November 21, 2024

U.S. Current-Account Deficit Narrows for Third Quarter

WASHINGTON (AP) — The nation’s trade deficit narrowed in the July-September quarter to the smallest level since late 2010, the Commerce Department said on Tuesday.

The deficit fell to $107.5 billion in the third quarter, down 9 percent from the second-quarter imbalance of $118.1 billion, the agency said. It was the lowest trade gap since the final three months of 2010.

The current account reported on Tuesday is the broadest measure of trade. It tracks the sale of merchandise and services between nations as well as investment flows. Economists watch the current account as a sign of how much the United States needs to borrow from abroad.

Many economists predict that the deficit will widen in coming quarters, in part because a global slowdown is limiting demand for American exports.

A debt crisis has pushed much of Europe into recession. The region accounts for about one-fifth of export sales from the United States.
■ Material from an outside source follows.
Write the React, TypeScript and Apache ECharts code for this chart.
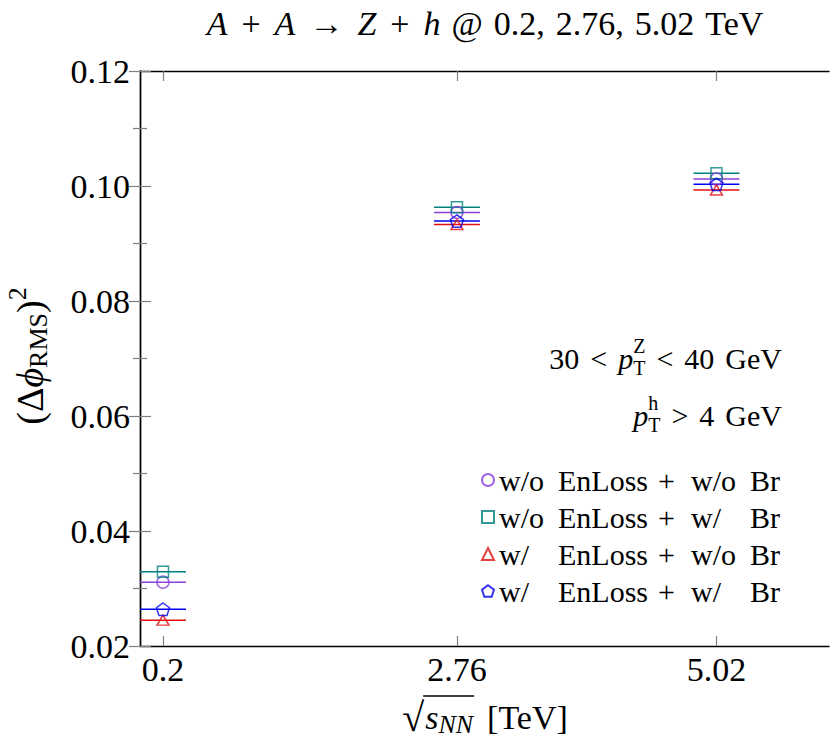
import React, { useEffect, useRef } from 'react';
import * as echarts from 'echarts';

// ---------------- data ----------------
const energies = [0.2, 2.76, 5.02];
const xTickLabels = ['0.2', '2.76', '5.02'];
const xErr = 0.2;
const enLossLabels = ['w/o', 'w/o', 'w/', 'w/'];
const brLabels = ['w/o', 'w/', 'w/o', 'w/'];
const noLossNoBr = [0.0311, 0.0954, 0.1012];
const noLossWithBr = [0.0329, 0.0963, 0.1022];
const withLossNoBr = [0.0245, 0.0933, 0.0993];
const withLossWithBr = [0.0264, 0.0939, 0.1003];
const seriesValues = [noLossNoBr, noLossWithBr, withLossNoBr, withLossWithBr];
const seriesNames = enLossLabels.map((a, k) => `${a} EnLoss + ${brLabels[k]} Br`);
const seriesColors = ['#8b3fdc', '#008080', '#e01010', '#0000ee'];
const PENTAGON = 'path://M0,-1 L0.951,-0.309 L0.588,0.809 L-0.588,0.809 L-0.951,-0.309 Z';
const seriesSymbols = ['circle', 'rect', 'triangle', PENTAGON];
const seriesSymbolSizes: any[] = [12, 11, [12, 10], 13];

const FF = 'Liberation Serif';

// ---------------- text layout helper ----------------
type Piece = { t: string; s: number; i?: boolean; dy?: number; stack?: boolean; g?: number };
let ctx: CanvasRenderingContext2D | null = null;
function tw(t: string, s: number, i?: boolean) {
  if (!ctx) ctx = document.createElement('canvas').getContext('2d');
  ctx!.font = `${i ? 'italic ' : ''}${s}px "Liberation Serif"`;
  return ctx!.measureText(t).width;
}
function compose(pieces: Piece[], x0: number, y0: number, align: 'left' | 'right' | 'center') {
  let x = 0;
  let pending = 0;
  const pos: number[] = [];
  const widths: number[] = [];
  for (const p of pieces) {
    const w = tw(p.t, p.s, p.i);
    widths.push(w);
    pos.push(x);
    if (p.stack) pending = Math.max(pending, w);
    else {
      x += Math.max(w, pending) + (p.g || 0);
      pending = 0;
    }
  }
  const total = x;
  const off = align === 'left' ? 0 : align === 'right' ? -total : -total / 2;
  const children = pieces.map((p, k) => ({
    type: 'text',
    x: x0 + off + pos[k],
    y: y0 + (p.dy || 0),
    silent: true,
    style: {
      text: p.t,
      fontSize: p.s,
      fontFamily: FF,
      fontStyle: p.i ? 'italic' : 'normal',
      fill: '#000',
      align: 'left',
      verticalAlign: 'middle',
    },
  }));
  return { children, total, start: x0 + off, pos, widths };
}

export default function App() {
  const ref = useRef<HTMLDivElement>(null);
  useEffect(() => {
    document.body.style.margin = '0';
    const chart = echarts.init(ref.current!, null, { renderer: 'svg' });

    const TS = 34;
    const MG = 14;
    const TG = 11;
    const title = compose(
      [
        { t: 'A', s: TS, i: true, g: MG },
        { t: '+', s: TS, g: MG },
        { t: 'A', s: TS, i: true, g: MG },
        { t: '\u2192', s: TS, g: MG },
        { t: 'Z', s: TS, i: true, g: MG },
        { t: '+', s: TS, g: MG },
        { t: 'h', s: TS, i: true, g: TG },
        { t: '@', s: TS, g: TG },
        { t: '0.2,', s: TS, g: TG },
        { t: '2.76,', s: TS, g: TG },
        { t: '5.02', s: TS, g: TG },
        { t: 'TeV', s: TS },
      ],
      485,
      23,
      'center'
    );

    const yName = compose(
      [
        { t: '(', s: 38 },
        { t: '\u0394', s: 38 },
        { t: '\u03d5', s: 38, i: true },
        { t: 'RMS', s: 26, dy: 8 },
        { t: ')', s: 38 },
        { t: '2', s: 26, dy: -13 },
      ],
      0,
      0,
      'center'
    );

    const xName = compose(
      [
        { t: '\u221a', s: 40, g: 1 },
        { t: 's', s: 34, i: true },
        { t: 'NN', s: 26, i: true, dy: 7, g: 14 },
        { t: '[TeV]', s: 34 },
      ],
      485,
      717,
      'center'
    );
    const barX1 = xName.start + xName.pos[1] - 2;
    const barX2 = xName.start + xName.pos[2] + xName.widths[2] + 1;

    const AS = 30;
    const AG = 11;
    const ann1 = compose(
      [
        { t: '30', s: AS, g: AG },
        { t: '<', s: AS, g: AG },
        { t: 'p', s: AS, i: true },
        { t: 'Z', s: 20, stack: true, dy: -12 },
        { t: 'T', s: 20, dy: 10, g: AG },
        { t: '<', s: AS, g: AG },
        { t: '40', s: AS, g: AG },
        { t: 'GeV', s: AS },
      ],
      782,
      358,
      'right'
    );
    const ann2 = compose(
      [
        { t: 'p', s: AS, i: true },
        { t: 'h', s: 20, stack: true, dy: -12 },
        { t: 'T', s: 20, dy: 10, g: AG },
        { t: '>', s: AS, g: AG },
        { t: '4', s: AS, g: AG },
        { t: 'GeV', s: AS },
      ],
      782,
      415,
      'right'
    );

    const tickStyle = { color: '#808080', width: 1.2 };
    const axisLine = { show: true, lineStyle: { color: '#000', width: 1.4 } };
    const grid = { left: 140, top: 71, right: 2, bottom: 104 };

    const scatterSeries = seriesNames.map((name, k) => ({
      name,
      type: 'scatter',
      xAxisIndex: 0,
      yAxisIndex: 0,
      symbol: seriesSymbols[k],
      symbolSize: seriesSymbolSizes[k],
      symbolKeepAspect: true,
      z: 5 + k,
      itemStyle: { color: 'transparent', borderColor: seriesColors[k], borderWidth: 1.5 },
      data: energies.map((e, j) => [e, seriesValues[k][j]]),
    }));

    const errSeries = seriesNames.map((name, k) => ({
      type: 'custom',
      xAxisIndex: 0,
      yAxisIndex: 0,
      z: 2,
      silent: true,
      renderItem: (params: any, api: any) => {
        const x = api.value(0);
        const y = api.value(1);
        const e = api.value(2);
        const p1 = api.coord([x - e, y]);
        const p2 = api.coord([x + e, y]);
        return {
          type: 'line',
          shape: { x1: p1[0], y1: p1[1], x2: p2[0], y2: p2[1] },
          style: { stroke: seriesColors[k], lineWidth: 1.5 },
        };
      },
      data: energies.map((e, j) => [e, seriesValues[k][j], xErr]),
    }));

    const LS = 30;
    const option: any = {
      animation: false,
      backgroundColor: '#fff',
      grid,
      xAxis: [
        {
          type: 'value',
          min: 0,
          max: 6,
          position: 'bottom',
          axisLine,
          splitLine: { show: false },
          axisTick: { show: true, inside: true, length: 10, lineStyle: tickStyle, customValues: energies },
          axisLabel: {
            customValues: energies,
            margin: 6,
            fontSize: 34,
            fontFamily: FF,
            color: '#000',
            formatter: (v: number) => {
              const k = energies.findIndex((e) => Math.abs(e - v) < 1e-6);
              return k >= 0 ? xTickLabels[k] : '';
            },
          },
        },
        {
          type: 'value',
          min: 0,
          max: 6,
          position: 'top',
          axisLine,
          splitLine: { show: false },
          axisTick: { show: true, inside: true, length: 10, lineStyle: tickStyle, customValues: energies },
          axisLabel: { show: false },
        },
      ],
      yAxis: [
        {
          type: 'value',
          min: 0.02,
          max: 0.12,
          interval: 0.02,
          position: 'left',
          axisLine,
          splitLine: { show: false },
          axisTick: { show: true, inside: true, length: 11, lineStyle: tickStyle },
          minorTick: { show: true, splitNumber: 2, length: 7, lineStyle: tickStyle },
          axisLabel: {
            margin: 10,
            fontSize: 34,
            fontFamily: FF,
            color: '#000',
            formatter: (v: number) => v.toFixed(2),
          },
        },
        {
          type: 'value',
          min: 0.02,
          max: 0.12,
          interval: 0.02,
          position: 'right',
          axisLine,
          splitLine: { show: false },
          axisTick: { show: true, inside: true, length: 11, lineStyle: tickStyle },
          minorTick: { show: true, splitNumber: 2, length: 7, lineStyle: tickStyle },
          axisLabel: { show: false },
        },
      ],
      legend: {
        orient: 'vertical',
        left: 481,
        top: 465,
        padding: 0,
        itemWidth: 12,
        itemHeight: 12,
        itemGap: 7,
        itemTextGap: 5,
        selectedMode: false,
        data: seriesNames,
        textStyle: {
          fontFamily: FF,
          fontSize: LS,
          color: '#000',
          rich: {
            a: { width: 59, fontSize: LS, fontFamily: FF, lineHeight: 30 },
            b: { width: 100, fontSize: LS, fontFamily: FF, lineHeight: 30 },
            p: { width: 33, fontSize: LS, fontFamily: FF, lineHeight: 30 },
            c: { width: 59, fontSize: LS, fontFamily: FF, lineHeight: 30 },
            d: { fontSize: LS, fontFamily: FF, lineHeight: 30 },
          },
        },
        formatter: (name: string) => {
          const k = seriesNames.indexOf(name);
          return `{a|${enLossLabels[k]}}{b|EnLoss}{p|+}{c|${brLabels[k]}}{d|Br}`;
        },
      },
      graphic: [
        ...title.children,
        { type: 'group', x: 30, y: 356, rotation: Math.PI / 2, children: yName.children },
        ...xName.children,
        {
          type: 'line',
          silent: true,
          shape: { x1: barX1, y1: 696, x2: barX2, y2: 696 },
          style: { stroke: '#000', lineWidth: 1.3 },
        },
        ...ann1.children,
        ...ann2.children,
      ],
      series: [...errSeries, ...scatterSeries],
    };
    chart.setOption(option);
    return () => chart.dispose();
  }, []);
  return <div ref={ref} style={{ width: 831, height: 750 }} />;
}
Other major export markets, including China, India and Brazil, have experienced slower growth.

The current-account deficit reached a record high of $800.6 billion in 2006. It then shrank after a deep recession cut into United States demand for foreign goods by a greater amount than American export sales diminished. The trade gap began widening again after the recession ended in June 2009.

The improvement in the current account in the third quarter reflected a decline in the deficit on goods and a small increase in the surplus on services, led by a gain in foreign earnings made by financial services, insurance and professional services provided by companies in the United States. The surplus on investment earnings narrowed to $50.8 billion, down from $52.1 billion in the second quarter.

The narrowing of the deficit in the third quarter left it at a level equivalent to 2.7 percent of the total economy, down from 3 percent in the second quarter. The third-quarter deficit represented the smallest percentage of the economy since the spring of 2009.

Paul Ashworth, the chief United States economist at Capital Economics, said that most of the improvement reflected a decline in America’s foreign oil bill. He predicted that the deficit would remain close to 3 percent of the total economy or slightly below through all of next year.

The deficit in the monthly trade report, which tracks only merchandise and services, increased in October as United States exports fell by a larger margin than imports, a development that was seen as a sign that slower global growth was beginning to weigh on the nation’s economy.

The overall economy grew at an annual rate of 2.7 percent in the July-September quarter, but many economists say they believe that growth has slowed to less than 2 percent in the current quarter. They say consumers and businesses have become more cautious about spending and investing because of the uncertainty over what Congress will do about the tax increases and spending cuts that will occur automatically in January unless Congress and President Obama reach a budget deal to avert them. Economists have warned that the harm to the economy could be great enough to push the country back into a recession.